§ **Input**:
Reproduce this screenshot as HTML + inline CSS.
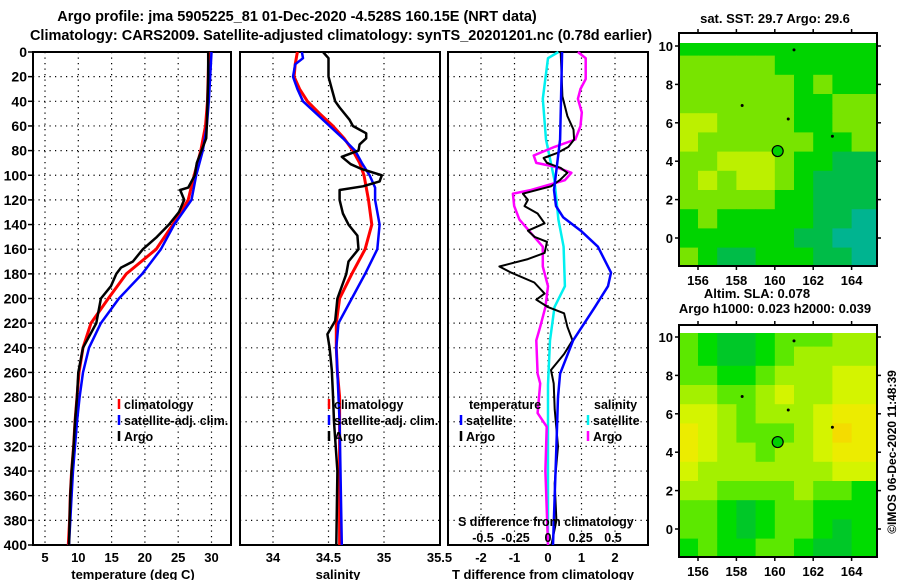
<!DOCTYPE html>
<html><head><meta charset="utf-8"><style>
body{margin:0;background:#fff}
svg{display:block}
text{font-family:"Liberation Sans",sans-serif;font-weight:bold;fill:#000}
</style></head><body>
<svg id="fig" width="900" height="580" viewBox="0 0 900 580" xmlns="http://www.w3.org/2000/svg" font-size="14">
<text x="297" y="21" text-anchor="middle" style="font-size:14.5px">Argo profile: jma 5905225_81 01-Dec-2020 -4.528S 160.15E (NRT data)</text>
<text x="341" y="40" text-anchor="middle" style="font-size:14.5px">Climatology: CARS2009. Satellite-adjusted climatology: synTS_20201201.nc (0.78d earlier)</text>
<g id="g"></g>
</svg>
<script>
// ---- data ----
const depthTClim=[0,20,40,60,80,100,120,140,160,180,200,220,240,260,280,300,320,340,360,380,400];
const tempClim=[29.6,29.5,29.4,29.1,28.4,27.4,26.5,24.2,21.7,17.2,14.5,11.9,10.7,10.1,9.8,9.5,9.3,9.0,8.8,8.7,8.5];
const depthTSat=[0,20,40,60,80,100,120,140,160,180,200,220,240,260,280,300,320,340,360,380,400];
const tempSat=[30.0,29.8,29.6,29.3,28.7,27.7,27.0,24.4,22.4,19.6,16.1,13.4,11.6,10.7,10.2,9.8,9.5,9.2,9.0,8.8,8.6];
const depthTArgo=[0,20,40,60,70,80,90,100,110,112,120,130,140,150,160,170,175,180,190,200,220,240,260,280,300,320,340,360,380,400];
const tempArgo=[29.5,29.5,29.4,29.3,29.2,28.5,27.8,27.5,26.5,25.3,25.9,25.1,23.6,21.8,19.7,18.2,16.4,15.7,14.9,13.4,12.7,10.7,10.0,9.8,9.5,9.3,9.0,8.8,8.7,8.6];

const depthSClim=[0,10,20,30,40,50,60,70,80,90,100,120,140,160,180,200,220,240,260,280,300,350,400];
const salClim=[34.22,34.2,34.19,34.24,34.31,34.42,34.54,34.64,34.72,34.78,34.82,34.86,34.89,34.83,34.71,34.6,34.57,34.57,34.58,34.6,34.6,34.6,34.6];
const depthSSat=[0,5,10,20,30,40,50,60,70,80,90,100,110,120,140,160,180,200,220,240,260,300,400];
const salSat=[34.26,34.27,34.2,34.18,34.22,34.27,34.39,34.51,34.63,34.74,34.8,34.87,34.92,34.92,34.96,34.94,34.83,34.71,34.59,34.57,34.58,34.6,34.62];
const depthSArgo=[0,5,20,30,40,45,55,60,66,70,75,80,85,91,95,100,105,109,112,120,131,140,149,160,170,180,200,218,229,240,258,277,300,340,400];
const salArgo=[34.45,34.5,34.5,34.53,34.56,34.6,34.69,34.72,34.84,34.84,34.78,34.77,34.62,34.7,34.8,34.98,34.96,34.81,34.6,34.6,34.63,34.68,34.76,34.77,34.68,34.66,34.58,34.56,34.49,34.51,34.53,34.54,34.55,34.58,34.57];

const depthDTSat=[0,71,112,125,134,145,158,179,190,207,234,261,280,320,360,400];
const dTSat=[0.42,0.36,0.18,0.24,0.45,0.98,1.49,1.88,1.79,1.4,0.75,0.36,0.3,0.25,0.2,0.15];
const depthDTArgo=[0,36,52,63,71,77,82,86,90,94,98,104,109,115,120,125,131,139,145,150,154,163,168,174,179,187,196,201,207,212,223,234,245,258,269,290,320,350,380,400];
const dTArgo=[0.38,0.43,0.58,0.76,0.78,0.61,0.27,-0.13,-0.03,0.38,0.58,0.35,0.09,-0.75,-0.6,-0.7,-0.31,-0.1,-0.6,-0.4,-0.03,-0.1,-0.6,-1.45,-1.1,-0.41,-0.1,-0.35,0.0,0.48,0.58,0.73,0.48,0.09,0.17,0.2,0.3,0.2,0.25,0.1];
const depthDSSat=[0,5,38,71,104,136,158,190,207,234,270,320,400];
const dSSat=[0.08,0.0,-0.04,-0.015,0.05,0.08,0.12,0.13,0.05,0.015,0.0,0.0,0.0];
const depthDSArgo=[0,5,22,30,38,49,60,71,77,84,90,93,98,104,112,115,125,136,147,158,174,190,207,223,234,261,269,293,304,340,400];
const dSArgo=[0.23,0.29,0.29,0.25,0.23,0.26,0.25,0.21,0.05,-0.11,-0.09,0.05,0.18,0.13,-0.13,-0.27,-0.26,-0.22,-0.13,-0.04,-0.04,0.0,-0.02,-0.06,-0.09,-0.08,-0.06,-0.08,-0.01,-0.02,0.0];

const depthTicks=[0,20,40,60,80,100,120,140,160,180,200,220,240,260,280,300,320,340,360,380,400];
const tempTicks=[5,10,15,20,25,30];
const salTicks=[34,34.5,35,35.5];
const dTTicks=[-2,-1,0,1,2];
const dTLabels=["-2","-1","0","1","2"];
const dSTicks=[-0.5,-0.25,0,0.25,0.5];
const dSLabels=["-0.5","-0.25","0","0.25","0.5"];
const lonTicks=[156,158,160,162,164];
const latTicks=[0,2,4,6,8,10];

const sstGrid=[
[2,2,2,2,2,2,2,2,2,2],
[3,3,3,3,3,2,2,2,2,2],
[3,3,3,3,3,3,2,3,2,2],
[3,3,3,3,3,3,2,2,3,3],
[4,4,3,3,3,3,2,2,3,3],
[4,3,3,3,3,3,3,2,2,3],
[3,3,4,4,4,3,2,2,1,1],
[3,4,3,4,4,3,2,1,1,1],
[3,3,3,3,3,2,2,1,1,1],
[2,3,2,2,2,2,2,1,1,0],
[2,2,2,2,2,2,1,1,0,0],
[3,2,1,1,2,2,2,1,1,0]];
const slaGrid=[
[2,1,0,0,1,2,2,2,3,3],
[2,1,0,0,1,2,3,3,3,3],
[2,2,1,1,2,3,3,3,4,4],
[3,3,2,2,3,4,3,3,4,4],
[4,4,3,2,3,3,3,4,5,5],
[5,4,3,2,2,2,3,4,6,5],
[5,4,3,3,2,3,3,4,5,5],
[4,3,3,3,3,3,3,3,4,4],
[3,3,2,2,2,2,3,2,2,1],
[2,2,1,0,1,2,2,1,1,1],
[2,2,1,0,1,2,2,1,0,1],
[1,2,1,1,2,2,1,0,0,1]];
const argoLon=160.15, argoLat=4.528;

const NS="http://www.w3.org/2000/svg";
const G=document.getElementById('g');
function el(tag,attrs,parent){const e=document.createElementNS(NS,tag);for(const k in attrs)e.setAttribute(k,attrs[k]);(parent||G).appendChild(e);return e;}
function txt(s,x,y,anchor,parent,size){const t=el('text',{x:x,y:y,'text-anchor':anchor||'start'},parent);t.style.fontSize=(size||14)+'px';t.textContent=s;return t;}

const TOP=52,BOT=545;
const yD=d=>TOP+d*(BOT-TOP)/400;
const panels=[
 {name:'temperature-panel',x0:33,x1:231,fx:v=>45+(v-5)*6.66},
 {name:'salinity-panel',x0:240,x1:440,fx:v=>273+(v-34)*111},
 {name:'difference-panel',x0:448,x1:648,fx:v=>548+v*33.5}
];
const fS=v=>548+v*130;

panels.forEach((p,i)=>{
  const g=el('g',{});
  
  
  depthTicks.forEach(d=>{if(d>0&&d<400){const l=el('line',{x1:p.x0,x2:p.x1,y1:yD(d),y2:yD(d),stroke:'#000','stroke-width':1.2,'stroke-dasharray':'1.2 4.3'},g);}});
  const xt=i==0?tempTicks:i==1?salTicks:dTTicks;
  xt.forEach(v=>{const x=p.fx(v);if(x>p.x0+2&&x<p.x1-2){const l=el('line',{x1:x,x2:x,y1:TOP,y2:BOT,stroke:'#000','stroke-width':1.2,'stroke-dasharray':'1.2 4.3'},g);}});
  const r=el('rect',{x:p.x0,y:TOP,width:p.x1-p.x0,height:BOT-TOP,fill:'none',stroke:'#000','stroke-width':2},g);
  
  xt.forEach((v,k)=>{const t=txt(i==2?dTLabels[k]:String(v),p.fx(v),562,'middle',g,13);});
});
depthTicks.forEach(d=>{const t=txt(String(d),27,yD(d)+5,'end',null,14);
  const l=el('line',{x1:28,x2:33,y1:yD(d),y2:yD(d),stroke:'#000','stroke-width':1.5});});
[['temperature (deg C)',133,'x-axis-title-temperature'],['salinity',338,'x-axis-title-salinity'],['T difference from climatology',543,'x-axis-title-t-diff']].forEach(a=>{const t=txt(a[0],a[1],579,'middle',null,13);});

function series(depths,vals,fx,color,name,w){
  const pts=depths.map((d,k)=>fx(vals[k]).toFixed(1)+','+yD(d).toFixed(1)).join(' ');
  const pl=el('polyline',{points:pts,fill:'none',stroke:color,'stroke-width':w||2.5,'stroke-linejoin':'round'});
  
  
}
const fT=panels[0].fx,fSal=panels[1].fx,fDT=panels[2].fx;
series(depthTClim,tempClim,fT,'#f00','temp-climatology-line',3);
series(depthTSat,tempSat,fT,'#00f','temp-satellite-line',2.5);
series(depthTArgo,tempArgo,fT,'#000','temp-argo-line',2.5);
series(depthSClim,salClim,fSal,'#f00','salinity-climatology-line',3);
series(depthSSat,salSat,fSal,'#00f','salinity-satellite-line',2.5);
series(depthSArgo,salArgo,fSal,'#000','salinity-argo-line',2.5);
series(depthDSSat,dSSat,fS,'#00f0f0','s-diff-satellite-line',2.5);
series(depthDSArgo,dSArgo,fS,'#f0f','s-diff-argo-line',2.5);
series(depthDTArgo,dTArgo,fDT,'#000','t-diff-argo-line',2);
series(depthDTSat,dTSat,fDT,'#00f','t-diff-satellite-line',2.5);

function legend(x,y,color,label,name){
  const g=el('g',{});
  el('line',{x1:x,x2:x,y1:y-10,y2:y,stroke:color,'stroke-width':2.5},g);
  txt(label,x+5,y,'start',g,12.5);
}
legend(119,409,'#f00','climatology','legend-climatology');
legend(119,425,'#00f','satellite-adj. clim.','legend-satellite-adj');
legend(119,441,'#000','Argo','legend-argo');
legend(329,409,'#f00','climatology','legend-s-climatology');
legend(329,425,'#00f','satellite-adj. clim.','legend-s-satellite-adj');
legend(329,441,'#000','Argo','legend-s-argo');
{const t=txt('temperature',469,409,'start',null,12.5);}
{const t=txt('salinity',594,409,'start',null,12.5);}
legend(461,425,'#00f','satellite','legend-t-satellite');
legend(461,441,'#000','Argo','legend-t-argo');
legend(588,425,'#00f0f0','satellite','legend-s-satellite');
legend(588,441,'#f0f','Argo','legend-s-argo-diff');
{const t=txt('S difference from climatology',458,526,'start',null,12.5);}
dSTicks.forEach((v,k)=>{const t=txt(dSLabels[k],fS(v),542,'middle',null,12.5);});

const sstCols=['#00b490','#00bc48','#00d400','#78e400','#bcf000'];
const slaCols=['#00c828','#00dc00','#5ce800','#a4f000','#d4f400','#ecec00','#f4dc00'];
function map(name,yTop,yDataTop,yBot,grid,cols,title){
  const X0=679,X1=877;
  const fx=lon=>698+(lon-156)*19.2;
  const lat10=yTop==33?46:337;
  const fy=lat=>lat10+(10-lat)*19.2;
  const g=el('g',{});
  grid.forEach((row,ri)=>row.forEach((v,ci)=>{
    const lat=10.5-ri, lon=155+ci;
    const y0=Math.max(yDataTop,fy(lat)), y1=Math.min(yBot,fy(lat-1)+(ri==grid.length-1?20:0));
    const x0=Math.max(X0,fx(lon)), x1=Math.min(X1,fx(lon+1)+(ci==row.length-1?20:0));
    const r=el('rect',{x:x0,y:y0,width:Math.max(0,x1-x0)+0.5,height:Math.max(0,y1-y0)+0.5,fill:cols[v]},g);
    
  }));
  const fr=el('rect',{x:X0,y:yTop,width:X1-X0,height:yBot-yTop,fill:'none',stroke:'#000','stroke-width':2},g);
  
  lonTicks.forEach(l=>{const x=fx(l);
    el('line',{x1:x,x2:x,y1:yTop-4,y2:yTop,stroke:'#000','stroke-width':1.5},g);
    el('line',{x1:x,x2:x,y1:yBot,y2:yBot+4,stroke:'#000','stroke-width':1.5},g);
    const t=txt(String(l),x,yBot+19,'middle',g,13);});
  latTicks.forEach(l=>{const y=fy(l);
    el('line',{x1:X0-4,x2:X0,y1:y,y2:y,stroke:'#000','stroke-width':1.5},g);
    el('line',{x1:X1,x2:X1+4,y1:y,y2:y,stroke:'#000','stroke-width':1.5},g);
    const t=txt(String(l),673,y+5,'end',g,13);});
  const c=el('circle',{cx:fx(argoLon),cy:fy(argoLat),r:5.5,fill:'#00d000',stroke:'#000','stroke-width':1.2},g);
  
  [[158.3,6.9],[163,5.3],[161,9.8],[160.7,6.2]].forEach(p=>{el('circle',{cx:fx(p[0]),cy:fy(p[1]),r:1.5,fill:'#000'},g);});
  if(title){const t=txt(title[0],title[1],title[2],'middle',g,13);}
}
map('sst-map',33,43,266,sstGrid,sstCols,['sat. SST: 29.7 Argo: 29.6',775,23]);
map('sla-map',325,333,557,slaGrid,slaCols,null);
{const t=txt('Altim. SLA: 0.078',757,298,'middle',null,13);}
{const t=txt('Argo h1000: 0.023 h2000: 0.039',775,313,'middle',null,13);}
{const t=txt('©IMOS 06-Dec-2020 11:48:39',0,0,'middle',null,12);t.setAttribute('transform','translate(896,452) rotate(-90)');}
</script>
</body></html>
--
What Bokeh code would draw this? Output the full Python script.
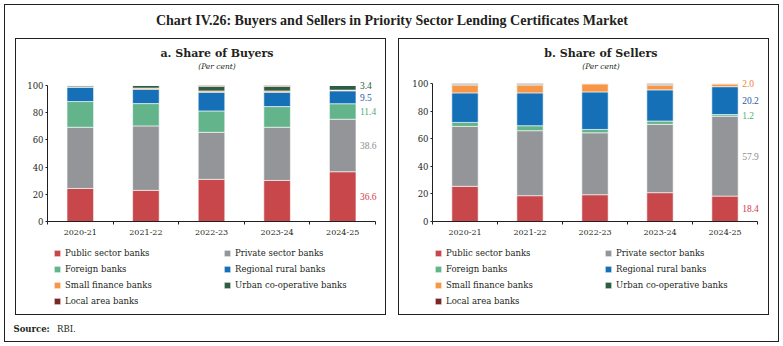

§ **Task details**: Filter the entries down to the lines containing "script". Copy each of those lines.

§ **Output of the exercise**:
<script>
</script>
What Bokeh code would draw this? Output the full Python script.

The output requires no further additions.